The Pirates also have promising starting pitching prospects like Bubba Chandler, Braxton Ashcraft and Thomas Harrington likely to make their big league debuts before the end of next season. Mike Burrows, another highly-touted option, made his MLB debut at Yankee Stadium on Saturday.

It would be foolish to expect that every one of those prospects pans out, but the Pirates have plenty more where they came from. Moving down the line there are Anthony Solometo, Hunter Barco, Levi Sterling, Zander Mueth, Michael Kennedy, and even sleeper picks like WVU product Carlson Reed.

Some prospects who start out with an eye on the big league rotation end up turning into bullpen options as they progress through the minor leagues, but the fact remains that Ben Cherington has more starting pitching prospects than there are spots in the rotation.
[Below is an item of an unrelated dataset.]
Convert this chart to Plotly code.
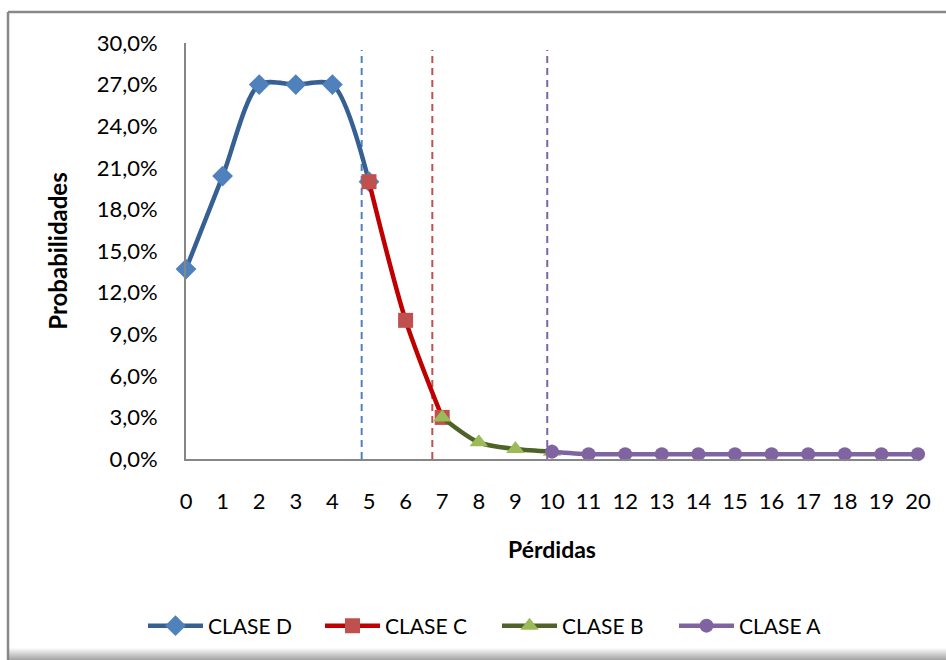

That takes me to my last takeaway.

If You Can’t Draft Them… Trade For Them?

On the flip side, this Pirates regime has consistently struggled to develop hitting talents. Of top position player prospects like Termarr Johnson, Mitch Jebb, Jack Brannigan, Tsung-Che Cheng and Lonnie White Jr., the highest OPS posted this season is Brannigan’s .834; after that is Johnson’s .752.

Neither is the type of mark you hope to see out of players who spent the majority of their season in hitter-haven Greensboro… and those are the two best numbers. Oft-maligned hitting coach Andy Haines getting the pink slip could help turn the Pirates’ offense around, but it feels like a stretch to say that will trickle down through the rest of the system.

For some of the Pirates’ pitching prospects, their trade value is the highest it will ever be: look at Roansy Contreras, who was considered one of the top 100 prospects in baseball during 2022 before being unceremoniously kicked to the curb in return for cash considerations after getting designated for assignment in June.

Bullpen woes aside—which are notoriously fickle from year to year—Pittsburgh has the makings of an excellent pitching staff. With more arms than they know what to do with (and well-documented financial restrictions) they’ll need to turn to the trade block in order to overhaul an offense that posted the fourth-worst OPS in all of baseball this season.